One person's junk is another's treasure.
And there is no reason why *readers* can't be the gatekeepers in the post-treeware era. Let them vote with their wallets. They can hardly do worse than the lords of print have done over the past few decades.

It won't be just the Kindle store hosting a flood of new content; it'll be everybody in the biz.
Remember that ebooks don't go out of print so new releases will be competing for attention side by side with every book ever published. Back in the day, Borders made hay off a 30,000 book catalog while today Amazon stocks over 900000, plus another milion-plus pd titles and Google claims over 3 million.

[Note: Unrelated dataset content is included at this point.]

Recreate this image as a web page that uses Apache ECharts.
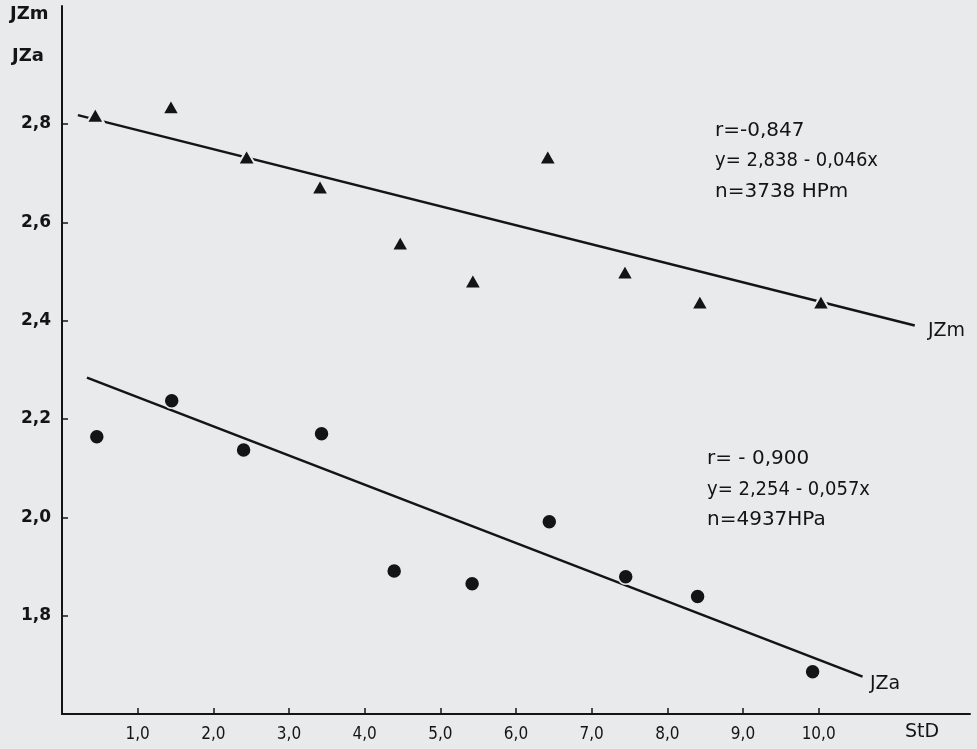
<!DOCTYPE html>
<html><head><meta charset="utf-8">
<script src="https://cdn.jsdelivr.net/npm/echarts@6/dist/echarts.min.js"></script>
<style>html,body{margin:0;padding:0;background:#e9eaec}#c{width:977px;height:749px}</style>
</head><body><div id="c"></div>
<script>
// Data
const xTicks = [1,2,3,4,5,6,7,8,9,10];
const yTicks = [1.8,2.0,2.2,2.4,2.6,2.8];
const jzmX = [0.44,1.44,2.44,3.41,4.47,5.43,6.42,7.44,8.43,10.03];
const jzmY = [2.818,2.835,2.733,2.672,2.558,2.481,2.733,2.499,2.438,2.438];
const jzaX = [0.46,1.45,2.40,3.43,4.39,5.42,6.44,7.45,8.40,9.92];
const jzaY = [2.164,2.237,2.137,2.170,1.891,1.865,1.991,1.879,1.839,1.686];
const jzmLineX = [0.21,11.27];
const jzmLineY = [2.818,2.390];
const jzaLineX = [0.33,10.58];
const jzaLineY = [2.284,1.676];

const fmt = v => v.toFixed(1).replace('.', ',');
const zip = (a,b) => a.map((v,i)=>[v,b[i]]);
const bg = '#e9eaec';
const ink = '#141414';

const chart = echarts.init(document.getElementById('c'));
chart.setOption({
  backgroundColor: bg,
  animation: false,
  grid: {left: 62, right: 7, top: 6, bottom: 35},
  xAxis: {
    type: 'value', min: 0, max: 12,
    axisLine: {show: true, lineStyle: {color: ink, width: 2}},
    axisTick: {show: true, inside: true, length: 6, lineStyle: {color: ink, width: 1.5}, customValues: xTicks},
    axisLabel: {color: ink, fontFamily: 'DejaVu Sans Condensed', fontSize: 17, margin: 12,
      customValues: xTicks, formatter: v => fmt(v)},
    splitLine: {show: false}
  },
  yAxis: {
    type: 'value', min: 1.6, max: 3.04,
    axisLine: {show: true, lineStyle: {color: ink, width: 2}},
    axisTick: {show: true, inside: true, length: 6, lineStyle: {color: ink, width: 1.5}, customValues: yTicks},
    axisLabel: {color: ink, fontFamily: 'DejaVu Sans', fontWeight: 'bold', fontSize: 17, margin: 11,
      customValues: yTicks, formatter: v => fmt(v)},
    splitLine: {show: false}
  },
  series: [
    {type: 'line', data: zip(jzmLineX, jzmLineY), symbol: 'none', lineStyle: {color: ink, width: 2.5}, z: 2},
    {type: 'line', data: zip(jzaLineX, jzaLineY), symbol: 'none', lineStyle: {color: ink, width: 2.5}, z: 2},
    {type: 'scatter', data: zip(jzmX, jzmY), symbol: 'triangle', symbolSize: [17,15],
      itemStyle: {color: ink, opacity: 1, borderColor: bg, borderWidth: 2}, z: 3},
    {type: 'scatter', data: zip(jzaX, jzaY), symbol: 'circle', symbolSize: 15,
      itemStyle: {color: ink, opacity: 1, borderColor: bg, borderWidth: 1.5}, z: 3}
  ],
  graphic: [
    {type: 'text', left: 10, top: 5, style: {text: 'JZm', font: 'bold 18px "DejaVu Sans"', fill: ink}},
    {type: 'text', left: 12, top: 47, style: {text: 'JZa', font: 'bold 18px "DejaVu Sans"', fill: ink}},
    {type: 'text', left: 905, top: 723, style: {text: 'StD', font: '19px "DejaVu Sans"', fill: ink}},
    {type: 'text', left: 928, top: 322, style: {text: 'JZm', font: '19px "DejaVu Sans"', fill: ink}},
    {type: 'text', left: 870, top: 675, style: {text: 'JZa', font: '19px "DejaVu Sans"', fill: ink}},
    {type: 'text', left: 715, top: 121, style: {text: 'r=-0,847', font: '20px "DejaVu Sans"', fill: ink}},
    {type: 'text', left: 715, top: 151, style: {text: 'y= 2,838 - 0,046x', font: '20px "DejaVu Sans Condensed"', fill: ink}},
    {type: 'text', left: 715, top: 182, style: {text: 'n=3738 HPm', font: '20px "DejaVu Sans"', fill: ink}},
    {type: 'text', left: 707, top: 449, style: {text: 'r= - 0,900', font: '20px "DejaVu Sans"', fill: ink}},
    {type: 'text', left: 707, top: 480, style: {text: 'y= 2,254 - 0,057x', font: '20px "DejaVu Sans Condensed"', fill: ink}},
    {type: 'text', left: 707, top: 510, style: {text: 'n=4937HPa', font: '20px "DejaVu Sans"', fill: ink}}
  ]
});
</script></body></html>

Even applying Sturgeon's law, the supply of quality content is running a couple orders of magnitude higher than in the traditional gatekeeper era. No amount of bottlenecking, filtering, or gatekeeping is going to change that. What is going to change--what has already started to change--is how people find and buy books and just as the production and distribution of books is changing, so to is the way consumers look at books.

Over in the baseball world, there are stories of cuban defectos, newly-minted millionaires, walking into north american supermarkets and retail shops and literally becoming paralized at having to choose what to buy, overwhelmed by the range of choices and unable to discriminate. But, not surprisingly, they quickly adapt and over a period of a few months learn the required skills to survive in an economy of abundance. So too will post-treeware book buyers adapt; the human brain is nothing if not adaptive.
And, even in the unlikely event that the current breed of reader isn't up to the task, the newer generations will. Think of it as evolution in action.